Contenzioso

Il contesto ambientale giustifica l’insulto

di Giuseppe Bulgarini d'Elci


È privo di rilievo disciplinare e non ha carattere antigiuridico il comportamento del lavoratore che abbia urlato nei confronti del superiore gerarchico, di fronte ad altri colleghi, la frase «ladro tu e l'azienda che mi rubate soldi ogni mese, il cedolino è sbagliato», poiché in precedenti occasioni il datore di lavoro aveva elaborato erroneamente le buste paga.

Assume valore dirimente, privando le dichiarazioni e l'atteggiamento del lavoratore di ogni risvolto illecito, il contesto ambientale nel quale essi vanno collocati e, in particolare, il fatto che in precedenti occasioni il dipendente si era dovuto misurare con la non corretta registrazione in busta paga delle ore di lavoro effettivamente lavorate.

È questa la conclusione cui è pervenuto il tribunale di Milano (sentenza 3002 del 30 dicembre 2019), per il quale le accuse di ladrocinio esplose dal dipendente contro un responsabile aziendale e la stessa impresa costituiscono una «reazione puramente istintiva ed emotiva» rispetto a precedenti inadempimenti del datore di lavoro. Se, in altri termini, il lavoratore ha subito errori e omissioni nel calcolo delle buste paga mensili, la successiva aggressione verbale e le affermazioni potenzialmente ingiuriose rivolte pubblicamente nei confronti del datore di lavoro e del responsabile aziendale perdono ogni tratto disciplinarmente rilevante e vanno equiparate a un fatto, benché sussistente, privo di carattere illecito.

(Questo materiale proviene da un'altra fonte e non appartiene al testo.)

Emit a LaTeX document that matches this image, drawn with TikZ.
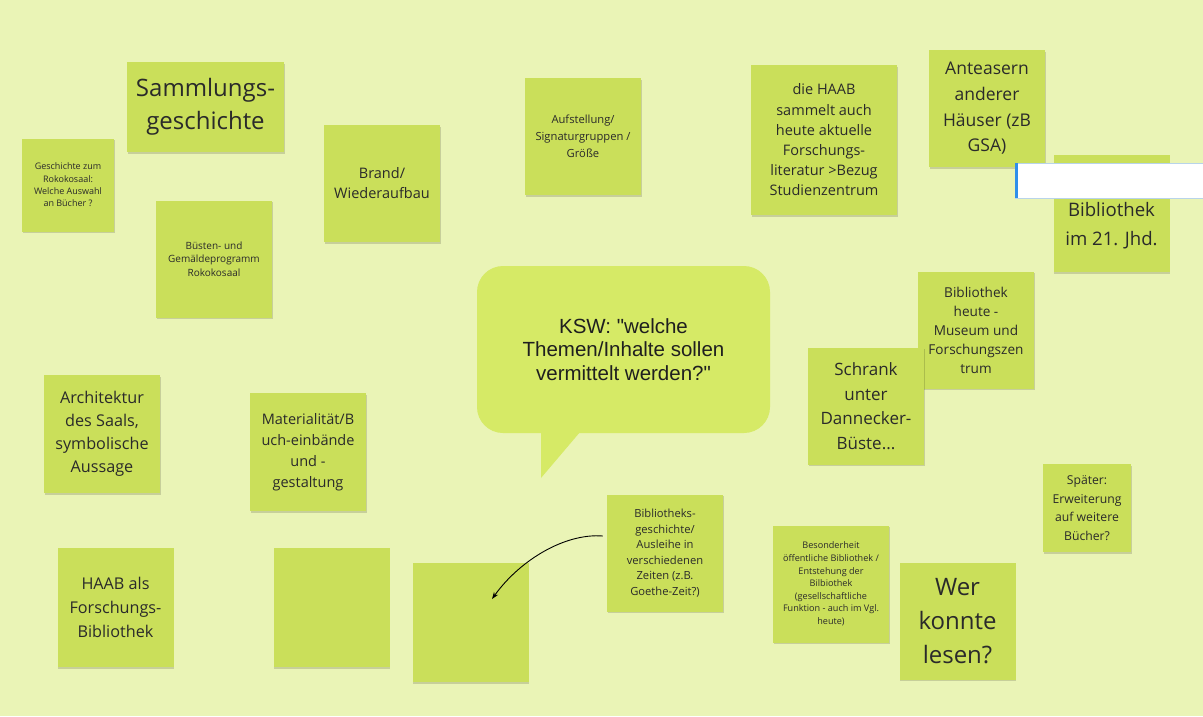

Da questo assunto il tribunale di Milano trae la conclusione che il dipendente, anche nel vigore del regime sanzionatorio delle tutele crescenti, debba essere reintegrato in servizio e risarcito in misura pari alle retribuzioni mensili dal giorno del recesso a quello della effettiva ricostituzione del vincolo contrattuale.

La tesi esposta dal tribunale di Milano si iscrive in quel filone della giurisprudenza di merito che, in presenza di licenziamenti per giusta causa, accorda il rimedio della reintegrazione anche ai lavoratori assunti a tempo indeterminato dopo la riforma del Jobs act. È solo il caso di ricordare che, alla luce del decreto 23/2015 sulle tutele crescenti, la reintegrazione costituisce un rimedio assolutamente residuale, cui si accede (solo) nel caso in cui sia direttamente dimostrata in giudizio l'insussistenza del fatto materiale alla base del provvedimento espulsivo.

Recenti approdi della giurisprudenza, anche di legittimità, hanno affermato che la contestazione di un fatto bagatellare, ovvero di un addebito privo di valore antigiuridico, vada equiparata al fatto materiale insussistente. Sposando questa interpretazione, sono sempre meno rare le pronunce di merito che, anche nel segmento dei contratti a tutele crescenti (ovvero per i rapporti di lavoro costituiti dal 7 marzo 2015), applicano il rimedio della reintegrazione alla illegittimità del licenziamento disciplinare.

Nel solco di questo orientamento si muove il tribunale di Milano, che ha utilizzato la leva della irrilevanza disciplinare dei fatti oggetto di contestazione per approdare alla tutela reale. È lecito, tuttavia, porsi qualche domanda sull'utilizzo della categoria della antigiuridicità in presenza di condotte che, al contrario, non appaiono del tutto avulse da un rilievo di censura.